The input
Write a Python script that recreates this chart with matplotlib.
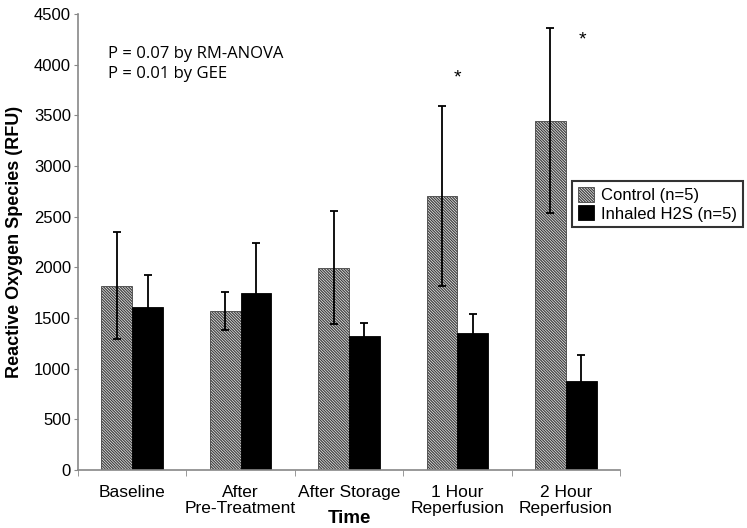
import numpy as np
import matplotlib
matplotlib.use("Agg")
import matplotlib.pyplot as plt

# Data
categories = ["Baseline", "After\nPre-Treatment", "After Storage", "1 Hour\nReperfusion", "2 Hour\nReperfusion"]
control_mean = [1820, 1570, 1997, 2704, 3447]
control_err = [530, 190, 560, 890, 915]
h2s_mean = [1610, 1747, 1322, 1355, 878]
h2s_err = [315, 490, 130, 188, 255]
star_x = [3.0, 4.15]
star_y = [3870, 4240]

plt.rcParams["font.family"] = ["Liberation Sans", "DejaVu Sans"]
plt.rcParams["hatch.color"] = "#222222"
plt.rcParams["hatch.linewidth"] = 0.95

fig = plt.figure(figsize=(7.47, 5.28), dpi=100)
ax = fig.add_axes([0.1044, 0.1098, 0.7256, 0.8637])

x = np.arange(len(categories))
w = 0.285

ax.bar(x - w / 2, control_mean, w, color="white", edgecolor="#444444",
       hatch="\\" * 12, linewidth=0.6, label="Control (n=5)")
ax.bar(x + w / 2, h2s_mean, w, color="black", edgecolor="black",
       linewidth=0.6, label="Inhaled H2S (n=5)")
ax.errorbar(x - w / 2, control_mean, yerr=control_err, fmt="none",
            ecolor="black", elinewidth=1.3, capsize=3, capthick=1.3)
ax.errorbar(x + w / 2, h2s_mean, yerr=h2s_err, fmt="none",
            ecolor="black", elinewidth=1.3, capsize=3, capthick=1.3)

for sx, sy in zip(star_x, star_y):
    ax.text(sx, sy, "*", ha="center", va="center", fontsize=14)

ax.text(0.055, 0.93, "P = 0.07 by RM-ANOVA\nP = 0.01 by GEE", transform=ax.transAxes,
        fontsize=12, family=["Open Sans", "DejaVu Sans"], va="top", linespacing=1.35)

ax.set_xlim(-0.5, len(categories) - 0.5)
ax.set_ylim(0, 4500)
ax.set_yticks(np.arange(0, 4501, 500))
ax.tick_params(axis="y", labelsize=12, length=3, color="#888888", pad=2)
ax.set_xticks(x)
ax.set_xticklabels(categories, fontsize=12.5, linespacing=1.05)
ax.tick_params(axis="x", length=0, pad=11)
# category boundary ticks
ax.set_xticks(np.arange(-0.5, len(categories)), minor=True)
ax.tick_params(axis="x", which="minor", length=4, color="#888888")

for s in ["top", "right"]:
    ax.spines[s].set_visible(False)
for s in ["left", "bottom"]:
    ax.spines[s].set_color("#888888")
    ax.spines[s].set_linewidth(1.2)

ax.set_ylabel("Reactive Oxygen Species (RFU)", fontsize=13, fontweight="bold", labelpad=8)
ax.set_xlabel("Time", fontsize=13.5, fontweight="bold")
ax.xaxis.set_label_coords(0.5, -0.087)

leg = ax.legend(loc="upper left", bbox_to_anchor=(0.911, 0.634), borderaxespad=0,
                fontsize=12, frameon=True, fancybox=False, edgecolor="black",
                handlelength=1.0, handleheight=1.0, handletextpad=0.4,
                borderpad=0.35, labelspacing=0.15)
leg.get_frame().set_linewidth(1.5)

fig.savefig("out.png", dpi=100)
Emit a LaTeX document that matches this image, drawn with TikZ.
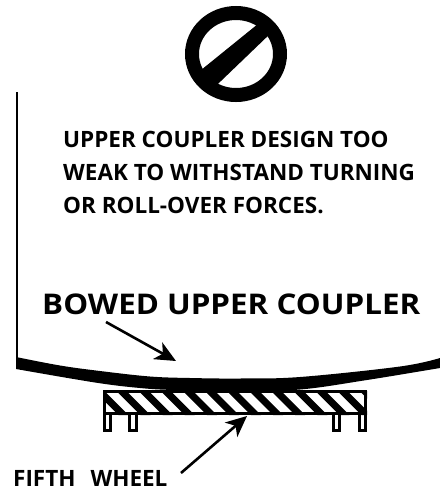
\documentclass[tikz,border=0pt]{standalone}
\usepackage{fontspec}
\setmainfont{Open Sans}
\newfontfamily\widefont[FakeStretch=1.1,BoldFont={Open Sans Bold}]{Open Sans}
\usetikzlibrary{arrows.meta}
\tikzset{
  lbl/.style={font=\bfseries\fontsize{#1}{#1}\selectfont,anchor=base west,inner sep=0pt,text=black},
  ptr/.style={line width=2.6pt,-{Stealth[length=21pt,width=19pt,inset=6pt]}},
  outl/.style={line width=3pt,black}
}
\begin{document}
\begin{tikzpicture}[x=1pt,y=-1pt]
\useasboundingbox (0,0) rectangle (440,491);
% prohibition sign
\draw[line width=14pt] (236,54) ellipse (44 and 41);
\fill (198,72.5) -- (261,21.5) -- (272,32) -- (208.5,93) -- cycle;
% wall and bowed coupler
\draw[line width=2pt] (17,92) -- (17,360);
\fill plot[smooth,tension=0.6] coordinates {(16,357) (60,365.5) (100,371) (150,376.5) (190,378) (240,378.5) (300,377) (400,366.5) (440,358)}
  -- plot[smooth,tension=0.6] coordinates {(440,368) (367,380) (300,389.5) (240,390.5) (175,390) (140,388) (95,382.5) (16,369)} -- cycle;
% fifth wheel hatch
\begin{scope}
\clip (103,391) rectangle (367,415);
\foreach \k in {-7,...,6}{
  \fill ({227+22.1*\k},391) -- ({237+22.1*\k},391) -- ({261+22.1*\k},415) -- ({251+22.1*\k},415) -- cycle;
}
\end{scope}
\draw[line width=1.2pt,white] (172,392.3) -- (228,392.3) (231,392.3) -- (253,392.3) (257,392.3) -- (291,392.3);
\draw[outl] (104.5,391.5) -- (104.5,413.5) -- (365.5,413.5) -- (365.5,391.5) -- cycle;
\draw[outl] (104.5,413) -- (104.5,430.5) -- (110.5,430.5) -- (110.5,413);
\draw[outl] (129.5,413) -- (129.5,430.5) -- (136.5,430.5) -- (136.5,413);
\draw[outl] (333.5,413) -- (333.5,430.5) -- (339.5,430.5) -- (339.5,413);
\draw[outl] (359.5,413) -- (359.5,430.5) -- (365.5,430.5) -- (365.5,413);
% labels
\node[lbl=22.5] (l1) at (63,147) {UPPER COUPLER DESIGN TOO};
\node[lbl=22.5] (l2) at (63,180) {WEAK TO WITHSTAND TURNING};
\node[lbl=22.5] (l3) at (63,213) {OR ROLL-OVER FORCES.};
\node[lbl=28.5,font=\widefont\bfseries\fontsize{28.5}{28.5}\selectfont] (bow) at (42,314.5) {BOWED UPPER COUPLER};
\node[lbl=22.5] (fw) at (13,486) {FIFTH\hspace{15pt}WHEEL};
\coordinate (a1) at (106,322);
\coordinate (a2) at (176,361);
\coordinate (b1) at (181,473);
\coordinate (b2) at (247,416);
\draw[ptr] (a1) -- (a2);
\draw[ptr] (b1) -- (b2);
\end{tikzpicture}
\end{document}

Direction
Give again, word for word, every line from the top of the data above to the line holding "import matplotlib.pyplot as plt", inclusive, with the pictures left out.

Written solution
Write a Python script that recreates this chart with matplotlib.
import numpy as np
import matplotlib
matplotlib.use("Agg")
import matplotlib.pyplot as plt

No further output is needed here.